Professor leads support group for chronic pain patients

Media Credit: Olivia Anderson | Photo Editor

Mikhail Kogan, an assistant professor of medicine, is partnering with D.C.- and Virginia-based medical professionals this month to expand treatment options for patients suffering from chronic pain.

A professor in the medical school is partnering with medical professionals in D.C. and Virginia this month to expand treatment options for patients suffering from chronic pain.

The GW Center for Integrative Medicine and Four Directions Wellness, an Alexandria-based holistic healing company, will offer a low-cost local support group twice a month for people suffering from chronic pain and illness starting on Sept. 12, program leaders said. Leaders of the support group said the Live Fully Support Group will steer patients with chronic pain toward alternatives to drug use and help them manage their illnesses to avoid and stop using addictive, life-threatening painkillers.

Mikhail Kogan, an assistant professor of medicine and the medical director of the center, said there is currently no widely recognized medication to treat many chronic diseases, like Lyme or autoimmune diseases. He said patients will learn about natural remedies – like yoga or meditation – to ease chronic pain symptoms through the group and discuss why strong pain medications are detrimental in the long run.

“What we hope for is that patients can achieve a better quality of life and function better to manage their chronic pain,” Kogan said.

He said peer discussion in group therapy can alleviate many symptoms of chronic pain because patients can work to clearly identify the origin of their pain – which is often an unhealthy lifestyle. Kogan said once a patient starts to correctly address their pain, they can participate in more physical activities that can actually diminish depressive and pain-related symptoms.

“They don’t realize that maybe it’s because they’re not moving enough, or maybe it’s because they have chronic depression and they haven’t been expressing themselves,” he said.

Kogan said typical treatments for chronic pain, like psychotherapy and neurotherapy, are often expensive for patients and can cost $200 a session. But the Live Fully Support Group will cost $45 monthly and patients can attend sessions at both the center on New Hampshire Avenue and Four Directions Wellness locations in Virginia, he said.

Kogan added that all GW staff, faculty and students are eligible for a 20 percent discount on the sessions. All insurance plans, excluding Medicaid, can potentially provide full or partial coverage for the support group, though patients must contact their insurance companies to see if coverage is guaranteed, he said.
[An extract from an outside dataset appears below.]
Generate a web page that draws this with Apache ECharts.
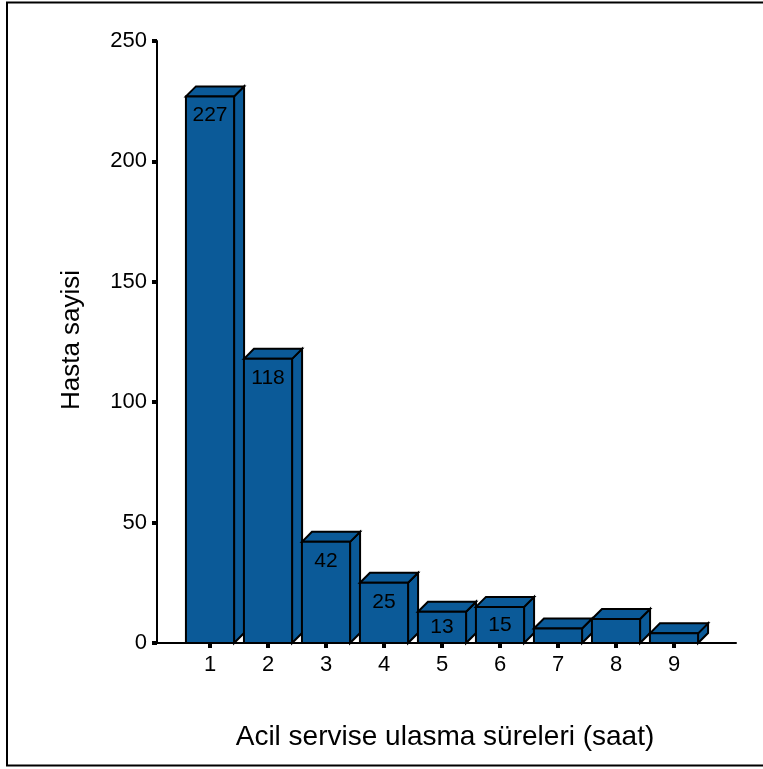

Mara Benner, the owner of Four Directions Wellness and one of the leaders for the support group, said patients coping with chronic pain often turn to opioid use, which she said can become addictive to a patient within the first two weeks of use. She said alternative options can help patients find suitable pain management strategies that don’t involve prescription medications, like morphine and oxycontin.

Opioid overdoses accounted for 72,000 deaths of U.S. citizens in 2017, according to a report from the Centers for Disease Control. The Trump administration declared opioid misuse as a public health emergency last year.

Benner said teaching relaxation methods, like guided meditation, to patients in group sessions can help them discover other emotions or problems that could be augmenting chronic pain. Healing techniques – like Reiki, the Japanese practice of channeling healing energy through touch – can offer temporary pain relief, she added.

She said people who are interested in joining the Live Fully Support Group can join on Four Directions Wellness’ website.

Elizabeth Goldberg, a group wellness program manager at the center, said conditions involving chronic pain are “invisible,” meaning people suffering from the conditions often appear to be healthy in their day-to-day activities, but they are actually experiencing discomfort.

“I think that being able to have other people reflect back experiences is incredibly powerful, especially when these conditions can be extremely isolating,” she said.